Monday, February 25, 2008

How far we've come, yet how close we are...

You know, I miss my Babcia. She passed away oh, about 10 years ago, and I still think of her and the times we shared. I inherited a lot from her and it amazes just me how deep that goes. For example, my great-grandfather (her father) loved to build and a house he built still stands going out of Mocanaqua towards Glen Lyon. It's the house beside the diving bell--it's hard to miss--it's the one with the plumb walls and level roof.

I used to sit in awe of the stories she told about how she had to pay kids in grade school to tell her what the teacher was saying--she only knew Polish and no English.

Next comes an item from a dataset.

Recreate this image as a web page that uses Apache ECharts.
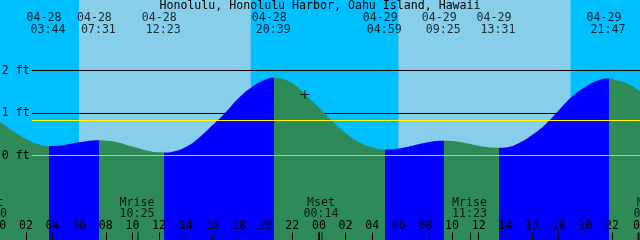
<!DOCTYPE html>
<html><head><meta charset="utf-8">
<script src="https://cdn.jsdelivr.net/npm/echarts@6/dist/echarts.min.js"></script>
<style>html,body{margin:0;padding:0;background:#00BFFF}#c{width:640px;height:240px}</style>
</head><body><div id="c"></div>
<script>
// ---- data ----
const titleText = 'Honolulu, Honolulu Harbor, Oahu Island, Hawaii';
const extremeDates = ['04-28','04-28','04-28','04-28','04-29','04-29','04-29','04-29'];
const extremeTimes = ['03:44','07:31','12:23','20:39','04:59','09:25','13:31','21:47'];
const extremeFeet  = [0.22, 0.36, 0.07, 1.83, 0.14, 0.35, 0.18, 1.81];
// tide height (ft) read every hour from 04-28 00:00
const hourlyFeet = [0.81,0.58,0.39,0.26,0.222,0.255,0.31,0.354,0.353,0.30,
  0.21,0.124,0.074,0.09,0.20,0.42,0.71,1.02,1.36,1.62,
  1.79,1.82,1.70,1.43,1.13,0.81,0.53,0.32,0.19,0.14,
  0.166,0.23,0.30,0.345,0.342,0.295,0.231,0.187,0.19,0.29,
  0.48,0.73,1.06,1.38,1.61,1.77,1.80,1.71,1.53,1.28];
const sunriseDates = ['04-28','04-29'];
const sunriseTimes = ['05:59','05:58'];
const sunsetDates  = ['04-28','04-29'];
const sunsetTimes  = ['18:53','18:54'];
const moonNames = ['Mset','Mrise','Mset','Mrise','Mset'];
const moonDates = ['04-27','04-28','04-29','04-29','04-30'];
const moonTimes = ['23:20','10:25','00:14','11:23','01:00'];
const gridFeet = [1, 2];
const datumFeet = 0;
const meanFeet = 0.82;
const yLabelFeet = [0, 1, 2];
const nowDate = '04-28', nowTime = '22:57', nowFeet = 1.435;

// ---- style / layout ----
const GREEN = '#2E8B57', BLUE = '#0000FF', NIGHT = '#00BFFF', DAY = '#87CEEB';
const FONT = 'DejaVu Sans Mono';
const FS = 11.6;
const PX_PER_H = 13.317, X_OFF = -0.7;
const T_MAX = (640 - X_OFF) / PX_PER_H;
const PX_PER_FT = 42.5, ZERO_Y = 155.5;
const Y_MIN = -2, Y_MAX = ZERO_Y / PX_PER_FT;
const LINE_START = (32 - X_OFF) / PX_PER_H;
const LINE_END = T_MAX - 0.01;

function toHours(date, time) {
  const day = parseInt(date.slice(3), 10) - 28;
  const p = time.split(':').map(Number);
  return day * 24 + p[0] + p[1] / 60;
}
const pad2 = n => (n < 10 ? '0' : '') + n;

const ext = extremeTimes.map((t, i) => [toHours(extremeDates[i], t), extremeFeet[i]]);
const curve = hourlyFeet.map((v, i) => [i, v])
  .filter(p => !ext.some(e => Math.abs(e[0] - p[0]) < 0.1))
  .concat(ext).sort((a, b) => a[0] - b[0]);

const pieces = [];
pieces.push({ lt: ext[0][0], color: ext[1][1] > ext[0][1] ? GREEN : BLUE });
for (let i = 0; i < ext.length - 1; i++) {
  pieces.push({ gte: ext[i][0], lt: ext[i + 1][0], color: ext[i + 1][1] > ext[i][1] ? BLUE : GREEN });
}
const nE = ext.length;
pieces.push({ gte: ext[nE - 1][0], color: ext[nE - 1][1] > ext[nE - 2][1] ? GREEN : BLUE });

const dayAreas = sunriseTimes.map((t, i) => [
  { xAxis: toHours(sunriseDates[i], t) },
  { xAxis: toHours(sunsetDates[i], sunsetTimes[i]) }
]);

function textSeries(items, dx, dy) {
  return {
    type: 'scatter', data: items, symbolSize: 1, clip: false, silent: true, z: 10,
    itemStyle: { color: 'rgba(0,0,0,0)' },
    label: { show: true, position: 'inside', offset: [dx, dy], formatter: '{b}',
      color: '#000', fontFamily: FONT, fontSize: FS }
  };
}

const option = {
  animation: false,
  backgroundColor: NIGHT,
  title: {
    text: titleText, left: 'center', top: 0, padding: 0,
    textStyle: { fontFamily: FONT, fontSize: FS, fontWeight: 'normal', color: '#000' }
  },
  grid: { left: X_OFF, top: 0, width: 640 - X_OFF, height: (Y_MAX - Y_MIN) * PX_PER_FT,
    containLabel: false, outerBoundsMode: 'none' },
  xAxis: {
    type: 'value', min: 0, max: T_MAX, interval: 2, z: 20, position: 'bottom',
    axisLine: { show: false, onZero: false },
    splitLine: { show: false },
    axisTick: { show: true, inside: true, length: 8, lineStyle: { color: '#000', width: 1 } },
    axisLabel: { show: true, inside: true, margin: 8.5, color: '#000', fontFamily: FONT, fontSize: FS,
      showMinLabel: true, showMaxLabel: true, hideOverlap: false,
      formatter: v => pad2(Math.round(v) % 24) }
  },
  yAxis: {
    type: 'value', min: Y_MIN, max: Y_MAX, interval: 1, z: 20,
    axisLine: { show: false, onZero: false }, axisTick: { show: false }, splitLine: { show: false },
    axisLabel: { show: true, inside: true, margin: 2.5, color: '#000', fontFamily: FONT, fontSize: FS,
      formatter: v => (yLabelFeet.indexOf(v) >= 0 ? v + ' ft' : '') }
  },
  visualMap: {
    type: 'piecewise', show: false, dimension: 0, seriesIndex: 0, pieces: pieces
  },
  series: [
    {
      type: 'line', data: curve, smooth: 0.5, showSymbol: false, symbol: 'none', z: 3,
      lineStyle: { width: 0 },
      areaStyle: { origin: 'start', opacity: 1 },
      markArea: { silent: true, z: 1, itemStyle: { color: DAY, opacity: 1 }, data: dayAreas },
      markLine: { silent: true, z: 2, symbol: 'none', label: { show: false },
        lineStyle: { color: '#000', width: 1, type: 'solid' },
        data: gridFeet.map(v => [{ coord: [LINE_START, v] }, { coord: [LINE_END, v] }]) }
    },
    {
      type: 'line', data: [], z: 5,
      markLine: { silent: true, z: 5, symbol: 'none', label: { show: false },
        data: [
          [{ coord: [LINE_START, datumFeet], lineStyle: { color: DAY, width: 1, type: 'solid' } },
           { coord: [LINE_END, datumFeet] }],
          [{ coord: [LINE_START, meanFeet], lineStyle: { color: '#FFFF00', width: 1, type: 'solid' } },
           { coord: [LINE_END, meanFeet] }]
        ] }
    },
    textSeries(ext.map((e, i) => ({ value: [e[0], Y_MAX], name: extremeDates[i] })), -5, 17.5),
    textSeries(ext.map((e, i) => ({ value: [e[0], Y_MAX], name: extremeTimes[i] })), -1, 29.5),
    textSeries(moonTimes.map((t, i) => ({ value: [toHours(moonDates[i], t), Y_MIN], name: moonNames[i] })), -1, -37.5),
    textSeries(moonTimes.map((t, i) => ({ value: [toHours(moonDates[i], t), Y_MIN], name: t })), -1, -26.5),
    {
      type: 'scatter', silent: true, clip: false, z: 9,
      symbol: 'rect', symbolSize: [1, 8], symbolOffset: [0, -4],
      itemStyle: { color: '#000' },
      data: moonTimes.map((t, i) => [toHours(moonDates[i], t), Y_MIN])
    },
    {
      type: 'scatter', silent: true, clip: false, z: 9,
      symbol: 'rect', symbolSize: [2, 8], symbolOffset: [0, -4],
      itemStyle: { color: '#000' },
      data: [[24, Y_MIN], [48, Y_MIN]]
    },
    {
      type: 'scatter', silent: true, z: 9,
      symbol: 'path://M4,0H5V4H9V5H5V9H4V5H0V4H4Z', symbolSize: 9,
      itemStyle: { color: '#000' },
      data: [[toHours(nowDate, nowTime), nowFeet]]
    }
  ]
};
const chart = echarts.init(document.getElementById('c'), null, { renderer: 'canvas' });
chart.setOption(option);
</script>
</body></html>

Tales about their family constantly moving to find work--Mocanaqua, Gary Indiana, Kentucky, back to Mocanaqua. I miss those recollections.

I inherited her love for travel--going with her on Greyhound to visit my Aunt Charlotte and Uncle George in Michigan. Taking the Greyhound from Shickshinny to Wilkes-Barre for the Cherry Blossom Festival. Flagging down and riding the Greyhound (again!) to Bloomsburg for the Fair, then coming home by myself on said bus (at the ripe old age of 8) after getting separated from her for what seemed like the Fair, a perennial occurrence.

I inherited something else from her too. We both brought and I continue to bring growlers of beer for our fathers. Can you believe it? I remember her telling me how after a hard day in the mines, her father would give her a nickle to go to the beer garden and bring back a bucket of beer. I would imagine he felt out of place there, probably only knowing Polish, and probably too dog-tired to go himself. But at the same time knowing that he needed a beer to relax after the tenseness of working underground all day. These days, I do the same thing. I, being fortunate enough to usually have a couple of beers on draught, usually fill a gallon sun tea jug for when I go see my Dad (except during Lent). Right now, he's building a house and a gallon of whatever I happen to have, goes a long way to cool the frazzled nerves.

I didn't know my great-grandfather but I think I'd have loved him. Just like my Dad.